The Urban Dictionary defines cloaking as the act of putting on a condom in the face of risky sex, but for the purposes of this post, I will refer to an alternate definition—flaking out on your date and deleting your online dating presence in the process, thereby making it impossible to be called on your bullshit behavior.
It’s like being ghosted, but with the added disappointment of being stood up. In simple terms, it sucks ass.
What to Do if You Get Cloaked
Let Her Go
Resist the urge to track her down. I know you thought that she would be the woman to end your epic dry spell, that you sexted passionately for a week and a half, and that your blue balls have blue balls, but stalking her is not the solution.
She wasn’t taken hostage and forced to delete her profile.

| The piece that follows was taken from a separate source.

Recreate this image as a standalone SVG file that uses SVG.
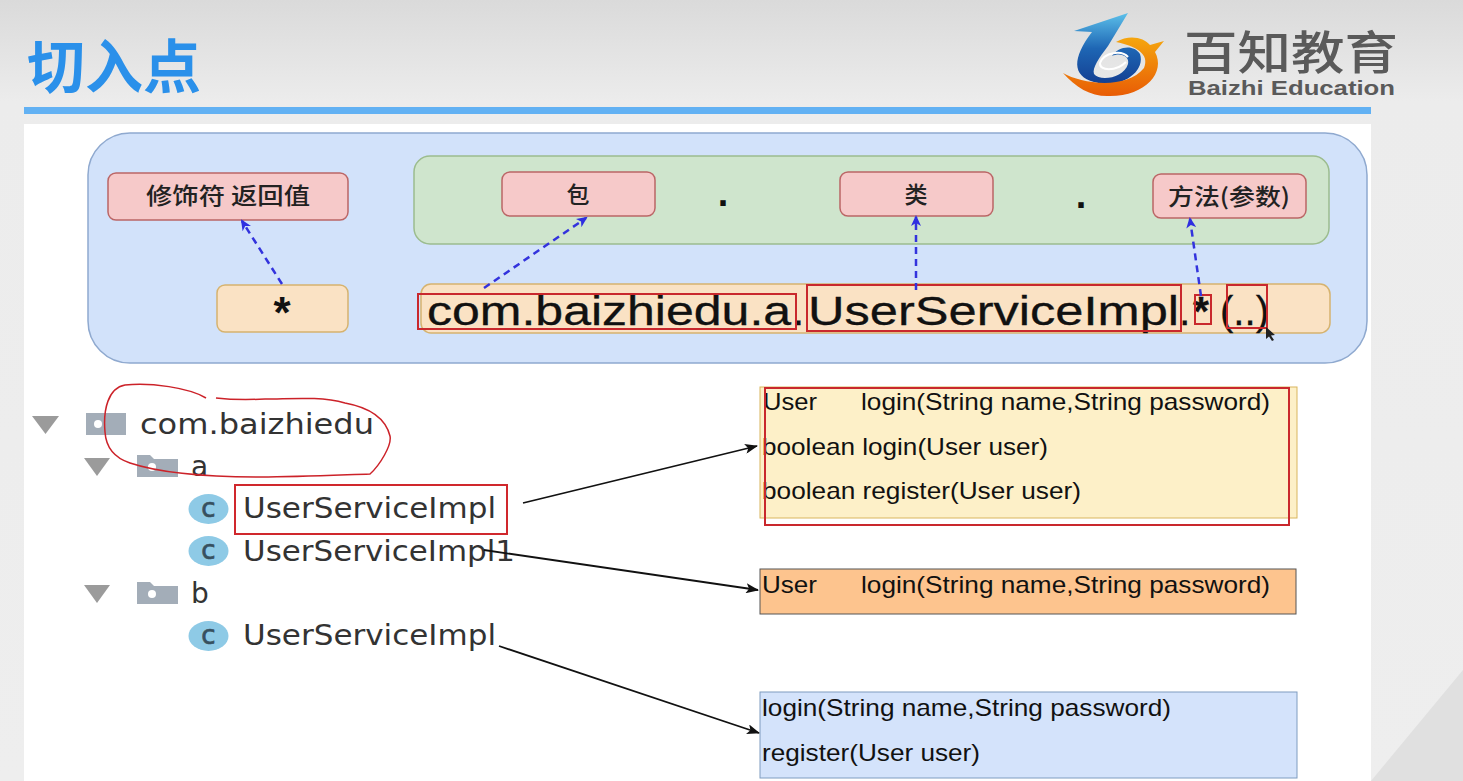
<svg xmlns="http://www.w3.org/2000/svg" width="1463" height="781" viewBox="0 0 1463 781">
<style>
text{font-family:"Liberation Sans","Noto Sans CJK SC",sans-serif;fill:#111}
.cj{font-family:"Noto Sans CJK SC",sans-serif;font-size:23px;font-weight:500;text-anchor:middle;fill:#222}
.pink{fill:#f6c9c9;stroke:#bb6666;stroke-width:1.5}
.peach{fill:#fae2c4;stroke:#d6b36f;stroke-width:1.5}
.red{fill:none;stroke:#c9282d;stroke-width:2}
.dash{fill:none;stroke:#3333dd;stroke-width:2.5;stroke-dasharray:7 5;marker-end:url(#ba)}
.blk{fill:none;stroke:#111;stroke-width:1.8;marker-end:url(#ka)}
.tree{font-family:"DejaVu Sans",sans-serif;font-size:28px;fill:#333}
.code{font-size:24px}
.tri{fill:#9b9b9b}.fold{fill:#a3adb8}.cc{fill:#8ecae6}
.cl{font-family:"DejaVu Sans",sans-serif;font-size:26px;fill:#37505f;stroke:#37505f;stroke-width:.7;text-anchor:middle}
</style>
<defs>
<linearGradient id="bg" x1="0" y1="0" x2="0" y2="1"><stop offset="0" stop-color="#dadada"/><stop offset="0.13" stop-color="#ececec"/><stop offset="1" stop-color="#eeeeee"/></linearGradient>
<linearGradient id="lb" x1="0" y1="0" x2="0" y2="1"><stop offset="0" stop-color="#5cc0ea"/><stop offset="0.5" stop-color="#1e66b4"/><stop offset="1" stop-color="#143f92"/></linearGradient>
<linearGradient id="lo" x1="0" y1="0" x2="0" y2="1"><stop offset="0" stop-color="#f5a60f"/><stop offset="1" stop-color="#e85c05"/></linearGradient>
<marker id="ba" markerWidth="12" markerHeight="10" refX="9" refY="5" orient="auto" markerUnits="userSpaceOnUse"><path d="M0 0L11 5L0 10L3 5Z" fill="#2f2fe0"/></marker>
<marker id="ka" markerWidth="14" markerHeight="10" refX="12" refY="5" orient="auto" markerUnits="userSpaceOnUse"><path d="M0 0L13 5L0 10L3 5Z" fill="#111"/></marker>
</defs>
<rect id="background" width="1463" height="781" fill="url(#bg)"/>
<path d="M1371 781L1463 670V781Z" fill="#e0e0e0"/>
<g id="title"><text x="27" y="88" font-size="58" font-weight="700" style="font-family:'Noto Sans CJK SC',sans-serif;fill:#2a90ea">切入点</text></g>
<g id="logo">
<path d="M1074 31L1128 13L1108 46C1099 58 1092 68 1094 74C1100 82 1124 78 1128 64C1130 56 1120 52 1112 56C1118 46 1134 44 1140 54C1146 72 1120 90 1094 82C1072 76 1072 58 1092 32Z" fill="url(#lb)"/>
<path d="M1116 42C1130 34 1144 38 1150 45L1164 41L1155 52C1166 72 1146 96 1110 96C1092 97 1076 88 1063 73C1082 84 1126 90 1144 68C1150 54 1136 46 1116 42Z" fill="url(#lo)"/>
<path d="M1128 57C1122 50 1104 52 1100 63C1099 71 1116 72 1126 62" fill="none" stroke="#fff" stroke-width="2"/>
<text x="1184" y="69" font-size="46" font-weight="500" textLength="214" lengthAdjust="spacingAndGlyphs" style="font-family:'Noto Sans CJK SC',sans-serif;fill:#5a5a5a">百知教育</text>
<text x="1188" y="95" font-size="21" font-weight="700" style="fill:#5a5a5a" textLength="207" lengthAdjust="spacingAndGlyphs">Baizhi Education</text>
</g>
<rect id="title-rule" x="24" y="107" width="1347" height="7" fill="#62b1f3"/>
<rect id="slide" x="24" y="124" width="1347" height="657" fill="#fff"/>
<g id="syntax-panel"><rect x="88" y="133" width="1279" height="230" rx="42" fill="#d2e2fa" stroke="#8fa9cf" stroke-width="1.5"/></g>
<g id="path-panel"><rect x="414" y="156" width="915" height="88" rx="16" fill="#cfe5cd" stroke="#9cbc8e" stroke-width="1.5"/></g>
<g id="node-modifier"><rect class="pink" x="108" y="173" width="240" height="47" rx="8"/><text class="cj" x="228" y="204" textLength="164" lengthAdjust="spacingAndGlyphs">修饰符 返回值</text></g>
<g id="node-package"><rect class="pink" x="502" y="172" width="153" height="44" rx="8"/><text class="cj" x="578" y="203">包</text></g>
<g id="node-class"><rect class="pink" x="840" y="172" width="153" height="44" rx="8"/><text class="cj" x="916" y="203">类</text></g>
<g id="node-method"><rect class="pink" x="1153" y="174" width="153" height="44" rx="8"/><text class="cj" x="1229" y="205" textLength="122" lengthAdjust="spacingAndGlyphs">方法(参数)</text></g>
<g id="dots"><text x="723" y="206" font-size="38" font-weight="700" text-anchor="middle">.</text><text x="1081" y="208" font-size="38" font-weight="700" text-anchor="middle">.</text></g>
<g id="node-star"><rect class="peach" x="217" y="285" width="131" height="47" rx="8"/><text x="282" y="328" font-size="44" font-weight="700" text-anchor="middle">*</text></g>
<g id="node-expression"><rect class="peach" x="421" y="284" width="909" height="49" rx="10"/>
<text y="325" font-size="41" stroke="#111" stroke-width=".3" xml:space="preserve"><tspan x="427" textLength="378" lengthAdjust="spacingAndGlyphs">com.baizhiedu.a.</tspan><tspan x="808" textLength="371" lengthAdjust="spacingAndGlyphs">UserServiceImpl</tspan><tspan x="1179">.</tspan><tspan x="1193" font-weight="700">*</tspan><tspan x="1220" textLength="49" lengthAdjust="spacingAndGlyphs">(..)</tspan></text>
<rect class="red" x="418" y="294" width="378" height="35"/><rect class="red" x="807" y="285" width="374" height="46"/><rect class="red" x="1195" y="295" width="16" height="29"/><rect class="red" x="1227" y="285" width="40" height="43"/>
<path d="M1266 327V339L1269 336.500L1272 341L1274 340L1271 335.500L1275 335Z" fill="#222"/></g>
<g id="tree">
<path class="tri" d="M32 416H59L45.500 434Z"/>
<path class="fold" d="M86 413H126V435H86Z"/><circle cx="98" cy="424" r="4" fill="#fff"/>
<text class="tree" x="140" y="434" textLength="234" lengthAdjust="spacingAndGlyphs">com.baizhiedu</text>
<path class="tri" d="M84 458H110L97 476Z"/>
<path class="fold" d="M137 455H150L154 459H178V477H137Z"/><circle cx="152" cy="467" r="4" fill="#fff"/>
<text class="tree" x="191" y="476">a</text>
<ellipse class="cc" cx="208.500" cy="509" rx="20" ry="15"/><text class="cl" x="208.500" y="517">c</text>
<text class="tree" x="243" y="518" textLength="253" lengthAdjust="spacingAndGlyphs">UserServiceImpl</text>
<ellipse class="cc" cx="208.500" cy="551" rx="20" ry="15"/><text class="cl" x="208.500" y="559">c</text>
<text class="tree" x="243" y="561" textLength="272" lengthAdjust="spacingAndGlyphs">UserServiceImpl1</text>
<path class="tri" d="M84 585H110L97 603Z"/>
<path class="fold" d="M137 582H150L154 586H178V604H137Z"/><circle cx="152" cy="594" r="4" fill="#fff"/>
<text class="tree" x="191" y="603">b</text>
<ellipse class="cc" cx="208.500" cy="636" rx="20" ry="15"/><text class="cl" x="208.500" y="644">c</text>
<text class="tree" x="243" y="645" textLength="253" lengthAdjust="spacingAndGlyphs">UserServiceImpl</text>
<rect x="235" y="485" width="272" height="49" fill="none" stroke="#d0282d" stroke-width="2"/>
<path d="M206 398C190 388 150 382 125 385C108 388 103 410 105 432C106 448 115 458 130 463C160 473 200 477 260 477C300 477 340 475 370 474C380 465 392 445 390 436C386 420 372 408 345 403C320 396 290 399 265 399C245 400 225 399 216 398" fill="none" stroke="#cc2229" stroke-width="1.500"/>
</g>
<g id="list-all"><rect x="760" y="387" width="537" height="131" fill="#fdf0c8" stroke="#d9b65e"/>
<text class="code" x="763" y="410" textLength="54" lengthAdjust="spacingAndGlyphs">User</text><text class="code" x="861" y="410" textLength="409" lengthAdjust="spacingAndGlyphs">login(String name,String password)</text>
<text class="code" x="762" y="455" textLength="286" lengthAdjust="spacingAndGlyphs">boolean login(User user)</text>
<text class="code" x="762" y="499" textLength="319" lengthAdjust="spacingAndGlyphs">boolean register(User user)</text>
<rect x="765" y="388" width="524" height="137" fill="none" stroke="#c9282d" stroke-width="2"/></g>
<g id="list-user"><rect x="760" y="569" width="536" height="45" fill="#fdc48e" stroke="#555"/>
<text class="code" x="762" y="593" textLength="55" lengthAdjust="spacingAndGlyphs">User</text><text class="code" x="861" y="593" textLength="409" lengthAdjust="spacingAndGlyphs">login(String name,String password)</text></g>
<g id="list-any"><rect x="760" y="692" width="537" height="86" fill="#d4e3fb" stroke="#7f9cc0"/>
<text class="code" x="762" y="716" textLength="409" lengthAdjust="spacingAndGlyphs">login(String name,String password)</text>
<text class="code" x="762" y="761" textLength="218" lengthAdjust="spacingAndGlyphs">register(User user)</text></g>
<g id="connectors">
<path class="dash" d="M282 284L242 221"/>
<path class="dash" d="M484 288L586 218"/>
<path class="dash" d="M916 290V217"/>
<path class="dash" d="M1201 296L1190 219"/>
<path class="blk" d="M523 503L757 446"/>
<path class="blk" d="M484 550L758 590"/>
<path class="blk" d="M499 646L759 733"/>
</g>
</svg>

She’s not waiting for you to come rescue her, and she’s not playing hard to get. She’s changed her mind about meeting you, and she doesn’t have the emotional tools to face it like an adult. Consider yourself spared.
Let Go of Your Fantasies
I’m sure you imagined what it would be like to fuck her. You probably jacked off to that thought many times and going back to porn feels like a sad prospect. In order for you to move on, though, you have to put those dreams of her to rest. You have to let go of all that you thought could be, and you have to do it sooner than later.
The longer you let a fantasy languish, the harder it is to face reality. Do yourself a favor and exorcise it from your brain immediately. She’s already hurt you, don’t hurt yourself even more.
Don’t Take It Personally
The fact that she bailed on you in such an abrupt and cowardly way says a ton about her, and virtually nothing about you. Her actions proved that she’s immature and unable to face difficult situations. She might have gotten scared at the last minute, or she might have had reservations from the start and didn’t know how to tell you. Either way, she’s got issues.
There’s nothing about you that deserves that kind of disrespect. (Unless you said or did something to make her fear for her safely, in which case she had every right to disappear.)
Get Back Out There
Don’t wait too long to start messaging other women on the site. Cloaking is shitty, but thankfully it’s not the norm. Most people you make plans with will want to see them through, and the more you put yourself out there, the more chance you’ll have of finding what you need.
One day you might stumble upon the profile of the woman who cloaked you. She might decide to give the dating site another try, but you don’t have to engage. You can preemptively block her if you want, or just pass on by. If she reaches out to apologize (which is unlikely) you can choose to ignore her or hear her out, but just remember how bad she made you feel, and that you owe her nothing.
Have you been cloaked? How did you deal?